Stronger action on US spying needed

India must protest robustly and take retaliatory action and other countervailing measures against the Americans for spying

Update: 2014-07-03 05:19 GMT
File photo shows a sign outside the National Security Agency (NSA) campus in Fort Meade, Md. (Photo: AP)

While the external affairs ministry has done what is expected of it in such circumstances — summon a senior US diplomat to express outrage, and say that spying on an Indian entity is unacceptable — it is evident that the ruling BJP is not frothing at the mouth following the revelation that America’s Foreign Intelligence Surveillance Court had permitted the National Security Agency in 2010 to spy on the saffron party.

It was inappropriate for the party not to state its position through an authorised statement. This lends its view — articulated through a short tweet of a party spokesman as well as a remark of I&B minister Prakash Javadekar — the quality of being somewhat ad hoc, and perhaps lacking in gravity. Nevertheless, the party seems to have struck a balance.

The BJP has decided to check the authenticity of the report carried by the Washington Post newspaper. This, of course, is disingenuous. The information comes from a document leaked to the media by former CIA contractor Edward Snowden, the source of all revelations about NSA’s activities. But the basic point is that the party is looking to place the story in perspective.

For one, it is not known if the BJP was actually spied on. And two, it merely figured as  one of the six political parties worldwide (including the Pakistan People’s Party) besides international organisations such as the World Bank, IMF, ADB, and the EU in addition to 193 governments — India included — on which intelligence gathering by the NSA was authorised by a US court.
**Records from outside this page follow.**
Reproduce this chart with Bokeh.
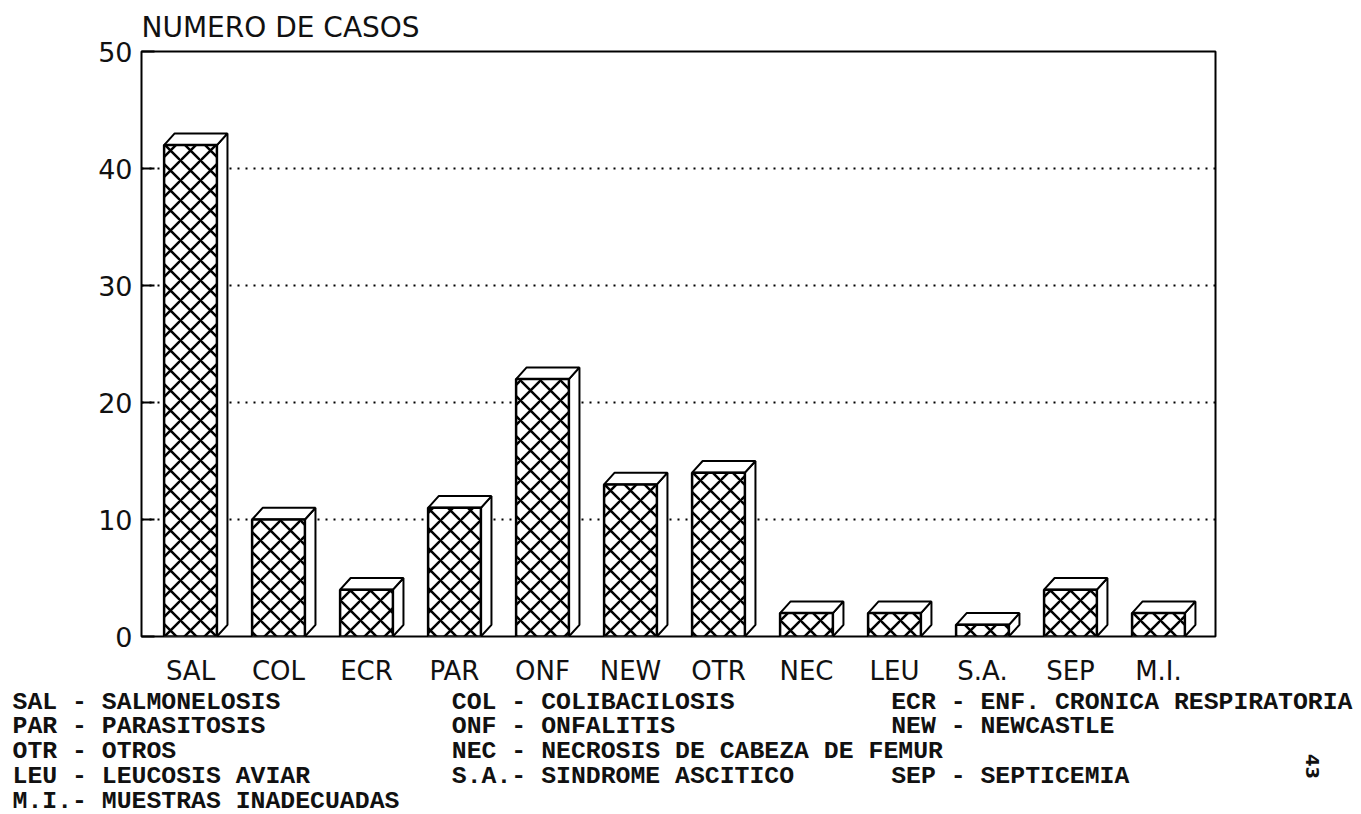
import math
from bokeh.plotting import figure
from bokeh.models import Range1d, FixedTicker
from bokeh.core.properties import value
from bokeh.embed import file_html
from bokeh.resources import INLINE

# ---------------- data ----------------
categories = ["SAL", "COL", "ECR", "PAR", "ONF", "NEW", "OTR", "NEC", "LEU", "S.A.", "SEP", "M.I."]
casos = [42, 10, 4, 11, 22, 13, 14, 2, 2, 1, 4, 2]
y_ticks = [0, 10, 20, 30, 40, 50]
grid_levels = [10, 20, 30, 40]
title_text = "NUMERO DE CASOS"
legend_abbr = ["SAL", "COL", "ECR", "PAR", "ONF", "NEW", "OTR", "NEC", "LEU", "S.A.", "SEP", "M.I."]
legend_names = ["SALMONELOSIS", "COLIBACILOSIS", "ENF. CRONICA RESPIRATORIA",
                "PARASITOSIS", "ONFALITIS", "NEWCASTLE",
                "OTROS", "NECROSIS DE CABEZA DE FEMUR",
                "LEUCOSIS AVIAR", "SINDROME ASCITICO", "SEPTICEMIA",
                "MUESTRAS INADECUADAS"]
page_number = "43"

# ---------------- layout / style ----------------
legend_slots = [(0, 0), (0, 29), (0, 58), (1, 0), (1, 29), (1, 58),
                (2, 0), (2, 29), (3, 0), (3, 29), (3, 58), (4, 0)]  # (row, character column)
FRAME_LEFT, FRAME_TOP, FRAME_RIGHT, FRAME_BOTTOM = 141, 49, 1215, 636  # page px
FIG_W = 1356
FOOT_W = 1361
MAIN_H = 688
FOOT_H = 126
BAR_W, DX, DY = 0.6, 0.12, 1.0

p = figure(width=FIG_W, height=MAIN_H, output_backend="svg", toolbar_location=None,
           x_range=Range1d(-0.557, 11.648), y_range=Range1d(0, 50),
           min_border_left=FRAME_LEFT, min_border_top=FRAME_TOP,
           min_border_right=FIG_W - FRAME_RIGHT,
           min_border_bottom=MAIN_H - FRAME_BOTTOM)
p.outline_line_color = "black"
p.outline_line_width = 2
p.background_fill_color = "white"
p.border_fill_color = "white"

p.title.text = title_text
p.title.align = "left"
p.title.text_font = "DejaVu Sans"
p.title.text_font_style = "normal"
p.title.text_font_size = "28px"
p.title.text_color = "#111111"
p.title.standoff = 16

xs = list(range(len(categories)))
lefts = [i - BAR_W / 2 for i in xs]
rights = [i + BAR_W / 2 for i in xs]

side_xs = [[r, r + DX, r + DX, r] for r in rights]
side_ys = [[0, DY, v + DY, v] for v in casos]
top_xs = [[l, l + DX, r + DX, r] for l, r in zip(lefts, rights)]
top_ys = [[v, v + DY, v + DY, v] for v in casos]

p.patches(side_xs, side_ys, fill_color="white", line_color="black", line_width=2)
p.patches(top_xs, top_ys, fill_color="white", line_color="black", line_width=2)
p.quad(left=lefts, right=rights, bottom=0, top=casos, fill_color="white",
       hatch_pattern="x", hatch_color="black", hatch_scale=20, hatch_weight=2.5,
       line_color="black", line_width=2.5)

# axes
p.xaxis.ticker = FixedTicker(ticks=xs)
p.xaxis.major_label_overrides = {i: c for i, c in zip(xs, categories)}
p.xaxis.major_tick_line_color = None
p.xaxis.major_tick_in = 0
p.xaxis.major_tick_out = 0
p.xaxis.minor_tick_line_color = None
p.xaxis.minor_tick_in = 0
p.xaxis.minor_tick_out = 0
p.xaxis.axis_line_color = None
p.xaxis.major_label_text_font = "DejaVu Sans"
p.xaxis.major_label_text_font_size = "26px"
p.xaxis.major_label_text_color = "#111111"
p.xaxis.major_label_standoff = 19

p.yaxis.ticker = FixedTicker(ticks=y_ticks)
p.yaxis.major_tick_in = 13
p.yaxis.major_tick_out = 0
p.yaxis.major_tick_line_width = 2
p.yaxis.major_tick_line_color = "black"
p.yaxis.minor_tick_line_color = None
p.yaxis.axis_line_color = None
p.yaxis.major_label_text_font = "DejaVu Sans"
p.yaxis.major_label_text_font_size = "27px"
p.yaxis.major_label_text_color = "#111111"
p.yaxis.major_label_standoff = 9

p.xgrid.grid_line_color = None
p.ygrid.ticker = FixedTicker(ticks=grid_levels)
p.ygrid.grid_line_color = "black"
p.ygrid.grid_line_dash = "2 6"
p.ygrid.grid_line_width = 2

# ---------------- footer: legend of abbreviations + page number ----------------
f = figure(width=FOOT_W, height=FOOT_H, output_backend="svg", toolbar_location=None,
           x_range=Range1d(0, FOOT_W), y_range=Range1d(FOOT_H, 0),
           min_border=0, x_axis_type=None, y_axis_type=None)
f.outline_line_color = None
f.xgrid.grid_line_color = None
f.ygrid.grid_line_color = None

CHAR_W, ROW_H, X0, Y0 = 15.15, 24.8, 12, 701 - MAIN_H
lx, ly, lt = [], [], []
for (row, col), ab, name in zip(legend_slots, legend_abbr, legend_names):
    lx.append(X0 + col * CHAR_W)
    ly.append(Y0 + row * ROW_H)
    lt.append(f"{ab:<4}- {name}")
f.text(x=lx, y=ly, text=lt, text_font=value("Liberation Mono"), text_font_style="bold",
       text_font_size="24.8px", text_color="#111111", text_align="left", text_baseline="middle")

f.text(x=[1312], y=[766 - MAIN_H], text=[page_number], angle=-math.pi / 2,
       text_font=value("DejaVu Sans"), text_font_style="bold", text_font_size="18px",
       text_color="#111111", text_align="center", text_baseline="middle")

open("out.html", "w").write(file_html([p, f], INLINE))
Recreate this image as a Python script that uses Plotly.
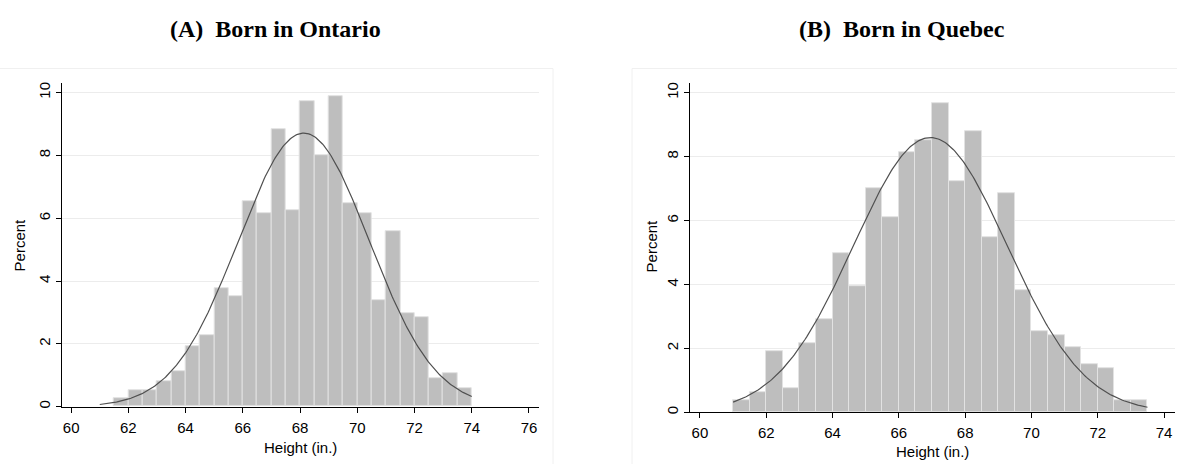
import numpy as np
import plotly.graph_objects as go

W, H = 1177, 464

# ---- Data ----
bin_width = 0.5

ontario_bin_start = [61.5, 62.0, 62.5, 63.0, 63.5, 64.0, 64.5, 65.0, 65.5, 66.0, 66.5, 67.0, 67.5,
                     68.0, 68.5, 69.0, 69.5, 70.0, 70.5, 71.0, 71.5, 72.0, 72.5, 73.0, 73.5]
ontario_percent = [0.26, 0.53, 0.53, 0.81, 1.13, 1.92, 2.29, 3.78, 3.51, 6.53, 6.15, 8.82, 6.27,
                   9.73, 8.01, 9.88, 6.49, 6.15, 3.40, 5.58, 2.99, 2.84, 0.90, 1.07, 0.58]

quebec_bin_start = [61.0, 61.5, 62.0, 62.5, 63.0, 63.5, 64.0, 64.5, 65.0, 65.5, 66.0, 66.5, 67.0,
                    67.5, 68.0, 68.5, 69.0, 69.5, 70.0, 70.5, 71.0, 71.5, 72.0, 72.5, 73.0]
quebec_percent = [0.38, 0.64, 1.92, 0.77, 2.17, 2.93, 4.97, 3.95, 7.01, 6.10, 8.15, 8.52, 9.66,
                  7.24, 8.79, 5.47, 6.87, 3.82, 2.54, 2.41, 2.03, 1.52, 1.39, 0.38, 0.38]

# fitted normal density overlay (mean, sd, data range) as drawn by the original
ontario_normal = dict(mean=68.13, sd=2.29, lo=61.0, hi=74.0)
quebec_normal = dict(mean=66.95, sd=2.32, lo=61.0, hi=73.5)

x_ticks = [60, 62, 64, 66, 68, 70, 72, 74, 76]
y_ticks = [0, 2, 4, 6, 8, 10]
titles = ["(A)  Born in Ontario", "(B)  Born in Quebec"]


def normal_curve(p):
    xs = np.linspace(p["lo"], p["hi"], 300)
    ys = 100 * bin_width * np.exp(-0.5 * ((xs - p["mean"]) / p["sd"]) ** 2) / (p["sd"] * np.sqrt(2 * np.pi))
    return xs, ys


fig = go.Figure()

panels = [
    dict(starts=ontario_bin_start, vals=ontario_percent, norm=ontario_normal,
         xd=[61.7 / W, 539 / W], yd=[(H - 408.3) / H, (H - 82.7) / H], xr=[59.67, 76.35],
         xa="x", ya="y"),
    dict(starts=quebec_bin_start, vals=quebec_percent, norm=quebec_normal,
         xd=[690 / W, 1175 / W], yd=[(H - 414) / H, (H - 82.7) / H], xr=[59.70, 74.33],
         xa="x2", ya="y2"),
]

font_fam = "Liberation Sans, Arial, sans-serif"
for i, p in enumerate(panels):
    centers = [s + bin_width / 2 for s in p["starts"]]
    fig.add_trace(go.Bar(x=centers, y=p["vals"], width=bin_width,
                         marker=dict(color="#bebebe", line=dict(color="#e2e2e2", width=1)),
                         xaxis=p["xa"], yaxis=p["ya"], showlegend=False, hoverinfo="x+y"))
    cx, cy = normal_curve(p["norm"])
    fig.add_trace(go.Scatter(x=cx, y=cy, mode="lines", line=dict(color="#505050", width=1.2),
                             xaxis=p["xa"], yaxis=p["ya"], showlegend=False))
    sfx = "" if i == 0 else "2"
    fig.layout["xaxis" + sfx] = dict(
        domain=p["xd"], range=p["xr"], tickvals=x_ticks, ticks="outside", ticklen=5,
        tickcolor="#000", showline=True, linecolor="#000", linewidth=1.3, showgrid=False,
        zeroline=False, anchor="y" + sfx, tickfont=dict(family=font_fam, size=15, color="#000"),
        ticklabelstandoff=2, fixedrange=True)
    fig.layout["yaxis" + sfx] = dict(
        domain=p["yd"], range=[0, 10.3], tickvals=y_ticks, ticks="outside", ticklen=5,
        tickcolor="#000", showline=True, linecolor="#000", linewidth=1.3, showgrid=True,
        gridcolor="#ececec", gridwidth=1, zeroline=False, anchor="x" + sfx, tickangle=-90,
        tickfont=dict(family=font_fam, size=15, color="#000"), fixedrange=True)

annotations = [
    dict(text="<b>" + titles[0] + "</b>", x=275 / W, y=(H - 28) / H),
    dict(text="<b>" + titles[1] + "</b>", x=902 / W, y=(H - 28) / H),
]
annotations = [dict(a, xref="paper", yref="paper", showarrow=False, xanchor="center", yanchor="middle",
                    font=dict(family="Liberation Serif, Times New Roman, serif", size=24, color="#000"))
               for a in annotations]
axis_titles = [
    dict(text="Percent", x=19 / W, y=(H - 246) / H, textangle=-90),
    dict(text="Height (in.)", x=300 / W, y=(H - 449) / H, textangle=0),
    dict(text="Percent", x=651 / W, y=(H - 247) / H, textangle=-90),
    dict(text="Height (in.)", x=932 / W, y=(H - 453.5) / H, textangle=0),
]
for a in axis_titles:
    annotations.append(dict(a, xref="paper", yref="paper", showarrow=False, xanchor="center",
                            yanchor="middle", font=dict(family=font_fam, size=15, color="#000")))

shapes = [
    dict(type="rect", xref="paper", yref="paper", x0=-2 / W, x1=553 / W, y0=-0.05, y1=(H - 68) / H,
         line=dict(color="#f0f0f0", width=1), layer="below"),
    dict(type="rect", xref="paper", yref="paper", x0=632 / W, x1=1.01, y0=-0.05, y1=(H - 68) / H,
         line=dict(color="#f0f0f0", width=1), layer="below"),
]

fig.update_layout(width=W, height=H, margin=dict(l=0, r=0, t=0, b=0), paper_bgcolor="#fff",
                  plot_bgcolor="rgba(0,0,0,0)", bargap=0, annotations=annotations, shapes=shapes)

fig.write_html("out.html", config={"displayModeBar": False},
               post_script="document.body.style.margin='0';document.body.style.overflow='hidden';")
While attempting to eschew playing the righteous victim and placing the issue in context, the BJP would recall that the initial India-related disclosure based on the Snowden leaks had thrown light on activities in the Congress party gleaned by a low-level US embassy official in India through an even lower-level presumed Congress source. More importantly, the NSA has spied on the Indian embassy in Washington and India has remonstrated. It may be that the Americans have tried to penetrate other sensitive systems and we don’t know since what we do know is only through the Snowden documents.
India must protest robustly and take action against the Americans for spying, and not just on the BJP if that has actually happened. But while doing so, New Delhi cannot lose sight of the fact that India-US bilateral relations, and the convergence of India’s interests with those of Washington on many international questions, cannot be limited by the spying question. This is true of the relationship of all countries with the US, a crypto-imperialist power with interests worldwide.